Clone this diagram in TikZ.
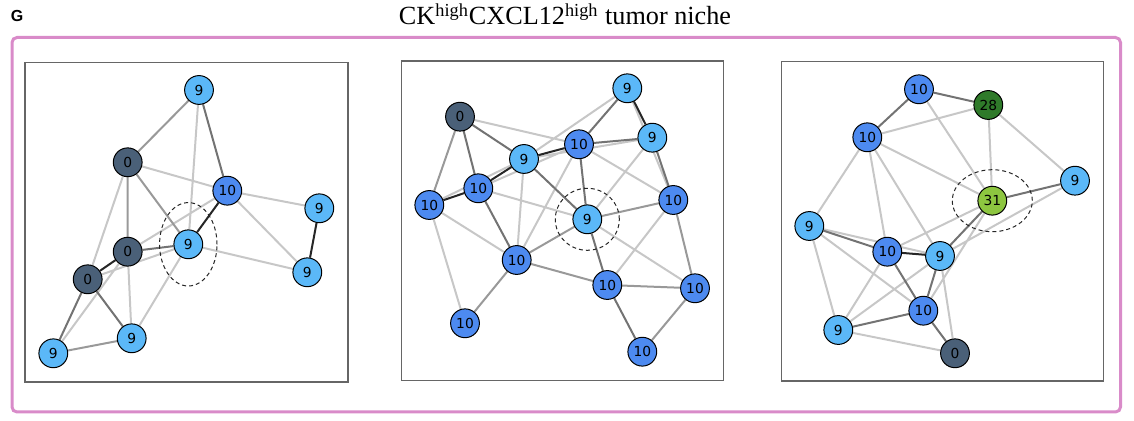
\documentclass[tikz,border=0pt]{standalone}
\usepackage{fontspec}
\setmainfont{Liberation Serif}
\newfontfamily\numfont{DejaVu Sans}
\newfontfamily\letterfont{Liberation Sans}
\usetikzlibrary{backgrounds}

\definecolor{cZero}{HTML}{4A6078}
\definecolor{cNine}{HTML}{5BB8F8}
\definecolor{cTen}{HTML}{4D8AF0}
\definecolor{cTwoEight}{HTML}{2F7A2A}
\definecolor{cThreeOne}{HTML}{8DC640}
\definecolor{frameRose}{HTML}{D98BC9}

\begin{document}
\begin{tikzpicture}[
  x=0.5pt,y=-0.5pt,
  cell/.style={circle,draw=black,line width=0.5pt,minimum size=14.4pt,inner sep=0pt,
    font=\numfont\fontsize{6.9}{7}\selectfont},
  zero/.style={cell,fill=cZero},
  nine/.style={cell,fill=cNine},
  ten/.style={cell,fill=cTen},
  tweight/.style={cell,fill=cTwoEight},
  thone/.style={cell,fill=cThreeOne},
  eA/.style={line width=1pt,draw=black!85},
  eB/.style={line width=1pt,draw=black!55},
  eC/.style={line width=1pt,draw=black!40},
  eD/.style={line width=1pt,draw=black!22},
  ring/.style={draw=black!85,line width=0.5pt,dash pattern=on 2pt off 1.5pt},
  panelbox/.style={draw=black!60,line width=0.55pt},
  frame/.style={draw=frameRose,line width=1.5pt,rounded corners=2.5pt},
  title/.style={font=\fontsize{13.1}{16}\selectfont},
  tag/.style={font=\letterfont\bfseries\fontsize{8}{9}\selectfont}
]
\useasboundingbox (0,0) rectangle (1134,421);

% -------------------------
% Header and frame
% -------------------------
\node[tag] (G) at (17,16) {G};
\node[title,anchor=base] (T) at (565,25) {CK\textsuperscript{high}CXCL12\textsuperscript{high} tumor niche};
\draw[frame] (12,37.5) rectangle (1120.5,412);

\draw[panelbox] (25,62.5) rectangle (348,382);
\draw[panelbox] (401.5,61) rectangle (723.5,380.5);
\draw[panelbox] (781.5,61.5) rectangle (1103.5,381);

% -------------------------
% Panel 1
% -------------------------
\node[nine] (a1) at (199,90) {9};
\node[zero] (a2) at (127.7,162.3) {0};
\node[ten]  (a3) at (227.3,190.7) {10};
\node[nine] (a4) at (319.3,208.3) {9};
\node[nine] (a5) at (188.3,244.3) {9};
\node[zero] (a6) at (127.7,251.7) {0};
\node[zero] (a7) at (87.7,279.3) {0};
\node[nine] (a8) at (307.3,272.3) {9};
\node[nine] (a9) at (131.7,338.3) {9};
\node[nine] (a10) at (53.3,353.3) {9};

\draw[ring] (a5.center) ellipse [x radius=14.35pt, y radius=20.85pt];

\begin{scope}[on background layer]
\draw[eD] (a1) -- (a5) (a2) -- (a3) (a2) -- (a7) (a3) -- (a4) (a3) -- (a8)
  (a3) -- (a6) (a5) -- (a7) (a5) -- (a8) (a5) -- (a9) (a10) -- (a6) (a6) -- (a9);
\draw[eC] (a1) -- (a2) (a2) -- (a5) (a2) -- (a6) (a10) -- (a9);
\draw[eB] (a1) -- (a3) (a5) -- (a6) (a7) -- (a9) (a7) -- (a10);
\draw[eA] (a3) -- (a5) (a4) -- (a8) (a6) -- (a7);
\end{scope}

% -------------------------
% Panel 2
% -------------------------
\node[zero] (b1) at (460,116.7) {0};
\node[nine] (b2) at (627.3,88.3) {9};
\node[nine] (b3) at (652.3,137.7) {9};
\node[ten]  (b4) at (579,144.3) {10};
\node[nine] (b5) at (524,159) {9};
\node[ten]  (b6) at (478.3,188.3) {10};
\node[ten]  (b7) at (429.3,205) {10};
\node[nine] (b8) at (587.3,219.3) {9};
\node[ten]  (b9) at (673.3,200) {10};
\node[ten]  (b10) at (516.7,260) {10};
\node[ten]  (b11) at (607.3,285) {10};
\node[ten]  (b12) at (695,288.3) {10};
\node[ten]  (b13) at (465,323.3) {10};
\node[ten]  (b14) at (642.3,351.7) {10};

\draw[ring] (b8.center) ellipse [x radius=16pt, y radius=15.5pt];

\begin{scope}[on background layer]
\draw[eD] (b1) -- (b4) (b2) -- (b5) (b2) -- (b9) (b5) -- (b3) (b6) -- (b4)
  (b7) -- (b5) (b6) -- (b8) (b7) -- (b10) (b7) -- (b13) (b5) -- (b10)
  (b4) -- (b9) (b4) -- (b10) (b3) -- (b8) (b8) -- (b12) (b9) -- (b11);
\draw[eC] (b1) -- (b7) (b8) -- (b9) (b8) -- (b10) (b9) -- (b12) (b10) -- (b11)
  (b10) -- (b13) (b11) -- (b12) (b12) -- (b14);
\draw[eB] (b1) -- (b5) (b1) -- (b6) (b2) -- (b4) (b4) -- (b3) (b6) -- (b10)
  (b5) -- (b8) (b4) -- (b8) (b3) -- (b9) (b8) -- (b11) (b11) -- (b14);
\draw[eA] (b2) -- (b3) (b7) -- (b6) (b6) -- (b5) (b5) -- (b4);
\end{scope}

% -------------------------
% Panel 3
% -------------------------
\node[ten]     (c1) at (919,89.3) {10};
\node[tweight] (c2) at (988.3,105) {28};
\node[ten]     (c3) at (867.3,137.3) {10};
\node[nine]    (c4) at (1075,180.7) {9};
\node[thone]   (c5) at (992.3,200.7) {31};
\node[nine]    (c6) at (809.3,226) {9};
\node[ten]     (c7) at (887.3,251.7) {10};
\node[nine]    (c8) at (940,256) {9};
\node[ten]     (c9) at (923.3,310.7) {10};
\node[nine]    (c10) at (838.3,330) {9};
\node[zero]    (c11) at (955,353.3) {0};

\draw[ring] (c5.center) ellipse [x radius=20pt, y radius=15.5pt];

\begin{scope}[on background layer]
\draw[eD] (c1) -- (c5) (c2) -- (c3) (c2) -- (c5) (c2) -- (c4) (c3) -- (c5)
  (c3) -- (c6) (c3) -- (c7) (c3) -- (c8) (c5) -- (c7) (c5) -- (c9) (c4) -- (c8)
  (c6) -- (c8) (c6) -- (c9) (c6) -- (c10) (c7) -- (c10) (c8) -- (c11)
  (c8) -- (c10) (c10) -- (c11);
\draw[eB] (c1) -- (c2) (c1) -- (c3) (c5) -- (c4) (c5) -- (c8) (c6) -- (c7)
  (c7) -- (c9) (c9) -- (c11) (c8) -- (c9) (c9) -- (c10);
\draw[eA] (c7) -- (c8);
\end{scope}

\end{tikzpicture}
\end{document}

# # #

Leave out the pictures, then repeat the listing above exactly from its first line to the line with "(0,0) rectangle (1134,421);", inclusive.

Clone this diagram in TikZ.
\documentclass[tikz,border=0pt]{standalone}
\usepackage{fontspec}
\setmainfont{Liberation Serif}
\newfontfamily\numfont{DejaVu Sans}
\newfontfamily\letterfont{Liberation Sans}
\usetikzlibrary{backgrounds}

\definecolor{cZero}{HTML}{4A6078}
\definecolor{cNine}{HTML}{5BB8F8}
\definecolor{cTen}{HTML}{4D8AF0}
\definecolor{cTwoEight}{HTML}{2F7A2A}
\definecolor{cThreeOne}{HTML}{8DC640}
\definecolor{frameRose}{HTML}{D98BC9}

\begin{document}
\begin{tikzpicture}[
  x=0.5pt,y=-0.5pt,
  cell/.style={circle,draw=black,line width=0.5pt,minimum size=14.4pt,inner sep=0pt,
    font=\numfont\fontsize{6.9}{7}\selectfont},
  zero/.style={cell,fill=cZero},
  nine/.style={cell,fill=cNine},
  ten/.style={cell,fill=cTen},
  tweight/.style={cell,fill=cTwoEight},
  thone/.style={cell,fill=cThreeOne},
  eA/.style={line width=1pt,draw=black!85},
  eB/.style={line width=1pt,draw=black!55},
  eC/.style={line width=1pt,draw=black!40},
  eD/.style={line width=1pt,draw=black!22},
  ring/.style={draw=black!85,line width=0.5pt,dash pattern=on 2pt off 1.5pt},
  panelbox/.style={draw=black!60,line width=0.55pt},
  frame/.style={draw=frameRose,line width=1.5pt,rounded corners=2.5pt},
  title/.style={font=\fontsize{13.1}{16}\selectfont},
  tag/.style={font=\letterfont\bfseries\fontsize{8}{9}\selectfont}
]
\useasboundingbox (0,0) rectangle (1134,421);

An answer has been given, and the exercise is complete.